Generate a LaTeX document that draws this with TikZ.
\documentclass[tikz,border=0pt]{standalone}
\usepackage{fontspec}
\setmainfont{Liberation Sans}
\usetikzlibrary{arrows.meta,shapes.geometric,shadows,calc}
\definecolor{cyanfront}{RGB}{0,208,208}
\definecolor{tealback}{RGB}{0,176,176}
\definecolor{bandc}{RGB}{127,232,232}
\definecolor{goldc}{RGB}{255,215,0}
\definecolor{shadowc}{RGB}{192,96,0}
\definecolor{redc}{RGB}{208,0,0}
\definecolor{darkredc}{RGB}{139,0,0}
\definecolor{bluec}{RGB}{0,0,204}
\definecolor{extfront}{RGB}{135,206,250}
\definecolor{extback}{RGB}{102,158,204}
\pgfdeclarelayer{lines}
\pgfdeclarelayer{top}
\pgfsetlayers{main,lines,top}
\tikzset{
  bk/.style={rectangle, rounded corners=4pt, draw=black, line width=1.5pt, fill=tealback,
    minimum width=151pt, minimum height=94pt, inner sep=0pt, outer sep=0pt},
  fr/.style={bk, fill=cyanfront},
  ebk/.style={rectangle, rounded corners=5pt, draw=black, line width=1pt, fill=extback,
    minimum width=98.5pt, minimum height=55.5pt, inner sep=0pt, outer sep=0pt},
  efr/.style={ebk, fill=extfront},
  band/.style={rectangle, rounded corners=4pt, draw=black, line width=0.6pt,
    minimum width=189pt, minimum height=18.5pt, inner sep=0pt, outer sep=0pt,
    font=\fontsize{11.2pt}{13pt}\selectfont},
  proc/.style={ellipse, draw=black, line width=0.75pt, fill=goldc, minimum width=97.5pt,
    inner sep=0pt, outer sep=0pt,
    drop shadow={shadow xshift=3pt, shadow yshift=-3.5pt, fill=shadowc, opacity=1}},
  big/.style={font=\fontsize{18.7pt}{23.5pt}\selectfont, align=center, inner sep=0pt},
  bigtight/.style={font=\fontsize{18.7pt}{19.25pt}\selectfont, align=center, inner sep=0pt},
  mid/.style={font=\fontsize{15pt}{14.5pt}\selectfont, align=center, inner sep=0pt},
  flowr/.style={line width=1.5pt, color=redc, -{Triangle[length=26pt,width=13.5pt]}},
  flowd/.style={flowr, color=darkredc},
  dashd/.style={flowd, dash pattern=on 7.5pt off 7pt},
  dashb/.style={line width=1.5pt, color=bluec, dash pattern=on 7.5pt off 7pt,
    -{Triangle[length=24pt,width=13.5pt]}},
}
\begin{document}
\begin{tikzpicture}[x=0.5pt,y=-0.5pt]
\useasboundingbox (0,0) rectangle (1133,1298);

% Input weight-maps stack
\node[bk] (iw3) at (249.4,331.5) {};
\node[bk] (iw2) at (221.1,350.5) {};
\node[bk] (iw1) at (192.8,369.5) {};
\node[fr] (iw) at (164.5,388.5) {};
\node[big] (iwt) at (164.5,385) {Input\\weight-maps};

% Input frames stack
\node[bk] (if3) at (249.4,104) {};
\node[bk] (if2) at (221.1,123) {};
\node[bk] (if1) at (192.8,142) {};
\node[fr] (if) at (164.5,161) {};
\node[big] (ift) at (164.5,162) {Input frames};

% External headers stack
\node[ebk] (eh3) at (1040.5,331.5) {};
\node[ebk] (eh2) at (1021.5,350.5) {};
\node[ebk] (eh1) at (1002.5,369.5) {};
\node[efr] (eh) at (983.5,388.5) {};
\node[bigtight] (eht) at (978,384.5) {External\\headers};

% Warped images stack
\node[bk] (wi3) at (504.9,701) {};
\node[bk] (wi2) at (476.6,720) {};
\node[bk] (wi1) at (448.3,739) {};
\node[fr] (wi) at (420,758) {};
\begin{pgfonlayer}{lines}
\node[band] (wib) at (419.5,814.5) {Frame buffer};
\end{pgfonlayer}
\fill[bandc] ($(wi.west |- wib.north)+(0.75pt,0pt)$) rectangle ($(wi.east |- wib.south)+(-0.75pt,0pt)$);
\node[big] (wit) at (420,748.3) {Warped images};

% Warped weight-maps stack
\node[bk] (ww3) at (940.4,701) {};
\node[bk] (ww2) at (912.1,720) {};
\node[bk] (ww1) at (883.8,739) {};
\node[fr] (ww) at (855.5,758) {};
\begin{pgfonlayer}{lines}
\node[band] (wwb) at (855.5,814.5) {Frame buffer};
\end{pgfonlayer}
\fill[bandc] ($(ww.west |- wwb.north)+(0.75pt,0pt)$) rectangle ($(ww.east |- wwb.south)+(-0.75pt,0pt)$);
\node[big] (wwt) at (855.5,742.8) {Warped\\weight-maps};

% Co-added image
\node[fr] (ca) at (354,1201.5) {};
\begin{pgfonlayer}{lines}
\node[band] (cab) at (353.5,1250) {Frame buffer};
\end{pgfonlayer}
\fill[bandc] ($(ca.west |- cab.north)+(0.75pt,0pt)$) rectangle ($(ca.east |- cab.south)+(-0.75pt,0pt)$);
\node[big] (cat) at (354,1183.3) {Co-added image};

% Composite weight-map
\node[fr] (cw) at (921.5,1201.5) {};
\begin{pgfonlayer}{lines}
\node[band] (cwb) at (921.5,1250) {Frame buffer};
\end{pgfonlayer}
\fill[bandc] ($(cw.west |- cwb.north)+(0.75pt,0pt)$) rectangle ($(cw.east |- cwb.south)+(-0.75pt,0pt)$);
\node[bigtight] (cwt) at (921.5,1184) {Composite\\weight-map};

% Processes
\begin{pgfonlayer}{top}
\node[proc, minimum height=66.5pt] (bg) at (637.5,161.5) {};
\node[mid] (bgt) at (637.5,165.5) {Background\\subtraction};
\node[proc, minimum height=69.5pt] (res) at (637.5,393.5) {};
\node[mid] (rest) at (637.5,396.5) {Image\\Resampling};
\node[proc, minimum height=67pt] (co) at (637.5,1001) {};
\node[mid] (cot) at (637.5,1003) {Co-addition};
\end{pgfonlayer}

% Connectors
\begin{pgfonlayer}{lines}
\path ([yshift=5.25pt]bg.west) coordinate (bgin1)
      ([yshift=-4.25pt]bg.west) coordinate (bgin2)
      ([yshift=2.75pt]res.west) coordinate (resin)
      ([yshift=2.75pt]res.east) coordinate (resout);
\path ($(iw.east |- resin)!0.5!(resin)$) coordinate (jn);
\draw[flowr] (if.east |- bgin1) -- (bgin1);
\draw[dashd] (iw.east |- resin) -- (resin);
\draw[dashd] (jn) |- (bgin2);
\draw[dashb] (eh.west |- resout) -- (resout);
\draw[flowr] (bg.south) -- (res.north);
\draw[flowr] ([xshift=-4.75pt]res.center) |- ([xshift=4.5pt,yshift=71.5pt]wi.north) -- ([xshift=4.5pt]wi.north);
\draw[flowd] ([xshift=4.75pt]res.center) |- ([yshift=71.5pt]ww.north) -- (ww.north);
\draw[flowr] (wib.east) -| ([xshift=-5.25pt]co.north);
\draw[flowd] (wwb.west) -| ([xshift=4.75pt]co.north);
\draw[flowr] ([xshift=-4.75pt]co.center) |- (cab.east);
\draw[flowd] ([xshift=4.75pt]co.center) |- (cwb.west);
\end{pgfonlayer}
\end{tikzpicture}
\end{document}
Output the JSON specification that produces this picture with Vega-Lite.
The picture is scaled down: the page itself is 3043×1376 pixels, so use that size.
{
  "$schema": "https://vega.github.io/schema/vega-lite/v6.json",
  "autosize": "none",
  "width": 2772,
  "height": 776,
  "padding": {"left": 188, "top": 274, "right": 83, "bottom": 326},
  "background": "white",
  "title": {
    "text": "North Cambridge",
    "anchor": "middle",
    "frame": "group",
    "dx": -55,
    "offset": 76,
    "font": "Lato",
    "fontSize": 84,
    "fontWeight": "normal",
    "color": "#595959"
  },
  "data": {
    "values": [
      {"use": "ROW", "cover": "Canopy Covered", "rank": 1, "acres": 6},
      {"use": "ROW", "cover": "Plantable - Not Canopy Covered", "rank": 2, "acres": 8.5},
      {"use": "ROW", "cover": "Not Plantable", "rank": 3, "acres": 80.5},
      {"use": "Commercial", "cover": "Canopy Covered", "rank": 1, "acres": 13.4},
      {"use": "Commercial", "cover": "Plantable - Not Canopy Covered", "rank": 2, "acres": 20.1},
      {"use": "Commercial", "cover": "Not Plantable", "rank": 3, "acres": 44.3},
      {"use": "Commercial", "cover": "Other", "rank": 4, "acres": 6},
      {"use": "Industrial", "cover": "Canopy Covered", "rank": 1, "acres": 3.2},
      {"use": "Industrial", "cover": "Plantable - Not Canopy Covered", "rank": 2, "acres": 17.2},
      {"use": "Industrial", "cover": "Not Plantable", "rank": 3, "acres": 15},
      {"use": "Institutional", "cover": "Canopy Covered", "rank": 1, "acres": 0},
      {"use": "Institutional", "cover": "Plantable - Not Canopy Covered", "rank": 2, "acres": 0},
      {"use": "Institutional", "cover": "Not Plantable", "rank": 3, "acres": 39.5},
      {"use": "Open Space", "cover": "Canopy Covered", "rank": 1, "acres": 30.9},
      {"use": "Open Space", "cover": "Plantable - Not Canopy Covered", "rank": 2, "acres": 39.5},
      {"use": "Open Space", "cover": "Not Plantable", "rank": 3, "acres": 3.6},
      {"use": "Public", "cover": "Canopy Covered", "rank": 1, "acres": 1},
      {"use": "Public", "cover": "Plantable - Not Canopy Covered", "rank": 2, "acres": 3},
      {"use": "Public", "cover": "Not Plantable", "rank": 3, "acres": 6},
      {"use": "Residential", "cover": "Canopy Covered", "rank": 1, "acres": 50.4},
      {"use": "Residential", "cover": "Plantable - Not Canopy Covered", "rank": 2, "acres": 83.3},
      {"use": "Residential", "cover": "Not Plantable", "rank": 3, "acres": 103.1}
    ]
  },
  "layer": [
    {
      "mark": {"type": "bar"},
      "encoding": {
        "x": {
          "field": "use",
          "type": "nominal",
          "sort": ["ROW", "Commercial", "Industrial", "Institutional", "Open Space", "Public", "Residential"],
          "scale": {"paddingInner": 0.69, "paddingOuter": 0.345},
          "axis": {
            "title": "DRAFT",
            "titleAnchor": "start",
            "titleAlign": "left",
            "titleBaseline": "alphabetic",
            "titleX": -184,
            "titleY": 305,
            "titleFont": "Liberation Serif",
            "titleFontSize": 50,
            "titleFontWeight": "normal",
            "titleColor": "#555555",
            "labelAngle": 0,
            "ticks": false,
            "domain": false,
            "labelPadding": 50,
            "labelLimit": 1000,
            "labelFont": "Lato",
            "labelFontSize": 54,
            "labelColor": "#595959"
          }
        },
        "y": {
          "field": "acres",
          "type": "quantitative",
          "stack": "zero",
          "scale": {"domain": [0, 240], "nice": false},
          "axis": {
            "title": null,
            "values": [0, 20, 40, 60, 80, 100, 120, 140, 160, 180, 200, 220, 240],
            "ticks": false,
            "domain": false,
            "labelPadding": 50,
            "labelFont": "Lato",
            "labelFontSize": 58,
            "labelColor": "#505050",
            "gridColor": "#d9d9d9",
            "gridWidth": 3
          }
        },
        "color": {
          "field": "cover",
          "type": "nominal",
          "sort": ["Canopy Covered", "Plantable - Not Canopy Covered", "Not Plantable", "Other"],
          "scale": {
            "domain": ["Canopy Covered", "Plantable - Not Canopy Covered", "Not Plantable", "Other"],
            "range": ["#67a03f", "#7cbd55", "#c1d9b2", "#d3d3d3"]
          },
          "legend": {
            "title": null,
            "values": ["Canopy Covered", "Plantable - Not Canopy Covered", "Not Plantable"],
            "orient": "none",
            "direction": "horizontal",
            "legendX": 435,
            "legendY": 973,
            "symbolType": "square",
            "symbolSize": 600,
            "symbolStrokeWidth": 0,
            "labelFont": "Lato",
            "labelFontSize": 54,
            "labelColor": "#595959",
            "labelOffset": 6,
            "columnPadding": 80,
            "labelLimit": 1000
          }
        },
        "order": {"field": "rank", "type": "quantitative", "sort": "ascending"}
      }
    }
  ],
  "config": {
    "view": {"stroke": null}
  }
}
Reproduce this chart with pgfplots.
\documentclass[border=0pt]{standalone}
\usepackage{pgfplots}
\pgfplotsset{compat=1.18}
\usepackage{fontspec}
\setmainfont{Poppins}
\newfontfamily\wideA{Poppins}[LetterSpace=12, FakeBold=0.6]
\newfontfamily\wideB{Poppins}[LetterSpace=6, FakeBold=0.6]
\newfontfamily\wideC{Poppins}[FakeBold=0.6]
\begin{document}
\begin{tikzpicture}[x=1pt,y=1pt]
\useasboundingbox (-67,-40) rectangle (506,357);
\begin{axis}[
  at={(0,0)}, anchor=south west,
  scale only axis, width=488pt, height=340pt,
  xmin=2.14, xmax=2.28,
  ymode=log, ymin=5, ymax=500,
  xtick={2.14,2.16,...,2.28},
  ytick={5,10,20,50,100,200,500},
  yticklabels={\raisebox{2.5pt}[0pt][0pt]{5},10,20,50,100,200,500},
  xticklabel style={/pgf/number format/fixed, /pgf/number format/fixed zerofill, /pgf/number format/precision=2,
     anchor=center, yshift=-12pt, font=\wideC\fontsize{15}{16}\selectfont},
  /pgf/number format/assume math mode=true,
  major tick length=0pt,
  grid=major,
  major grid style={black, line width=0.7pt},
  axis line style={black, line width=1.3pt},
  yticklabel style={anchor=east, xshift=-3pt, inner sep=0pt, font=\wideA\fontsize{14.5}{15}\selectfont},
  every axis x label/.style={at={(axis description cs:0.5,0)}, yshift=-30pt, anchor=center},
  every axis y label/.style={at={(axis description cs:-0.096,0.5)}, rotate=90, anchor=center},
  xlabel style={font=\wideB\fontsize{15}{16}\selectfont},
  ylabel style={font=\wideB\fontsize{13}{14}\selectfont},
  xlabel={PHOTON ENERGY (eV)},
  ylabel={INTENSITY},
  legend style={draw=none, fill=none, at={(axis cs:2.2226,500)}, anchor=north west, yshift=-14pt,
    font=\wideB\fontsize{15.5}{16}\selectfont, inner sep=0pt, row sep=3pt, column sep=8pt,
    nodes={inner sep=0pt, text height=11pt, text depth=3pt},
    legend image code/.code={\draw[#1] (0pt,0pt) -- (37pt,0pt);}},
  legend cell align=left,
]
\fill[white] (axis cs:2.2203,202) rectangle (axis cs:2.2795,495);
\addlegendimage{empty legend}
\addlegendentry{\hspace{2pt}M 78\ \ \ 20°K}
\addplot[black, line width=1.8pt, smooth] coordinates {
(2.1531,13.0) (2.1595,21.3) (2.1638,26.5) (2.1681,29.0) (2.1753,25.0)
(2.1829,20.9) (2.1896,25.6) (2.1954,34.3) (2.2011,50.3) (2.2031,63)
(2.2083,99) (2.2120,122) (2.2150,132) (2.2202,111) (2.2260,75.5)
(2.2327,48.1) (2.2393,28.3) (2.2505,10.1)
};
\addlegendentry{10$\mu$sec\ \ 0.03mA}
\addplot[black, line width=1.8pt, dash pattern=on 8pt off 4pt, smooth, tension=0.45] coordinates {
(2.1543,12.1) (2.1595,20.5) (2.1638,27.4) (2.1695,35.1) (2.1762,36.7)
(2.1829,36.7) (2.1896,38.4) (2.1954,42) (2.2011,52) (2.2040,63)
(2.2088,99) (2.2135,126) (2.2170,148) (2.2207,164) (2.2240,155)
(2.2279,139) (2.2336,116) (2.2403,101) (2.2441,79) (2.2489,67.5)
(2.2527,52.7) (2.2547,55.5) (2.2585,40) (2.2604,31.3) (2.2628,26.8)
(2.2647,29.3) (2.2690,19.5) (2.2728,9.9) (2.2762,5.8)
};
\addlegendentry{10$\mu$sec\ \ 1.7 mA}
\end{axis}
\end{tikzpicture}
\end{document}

--------------------

# TASK
Gather every line from the listing above in which the word "this" appears.

# OUTPUT BELOW
Generate a LaTeX document that draws this with TikZ.
Output the JSON specification that produces this picture with Vega-Lite.
Reproduce this chart with pgfplots.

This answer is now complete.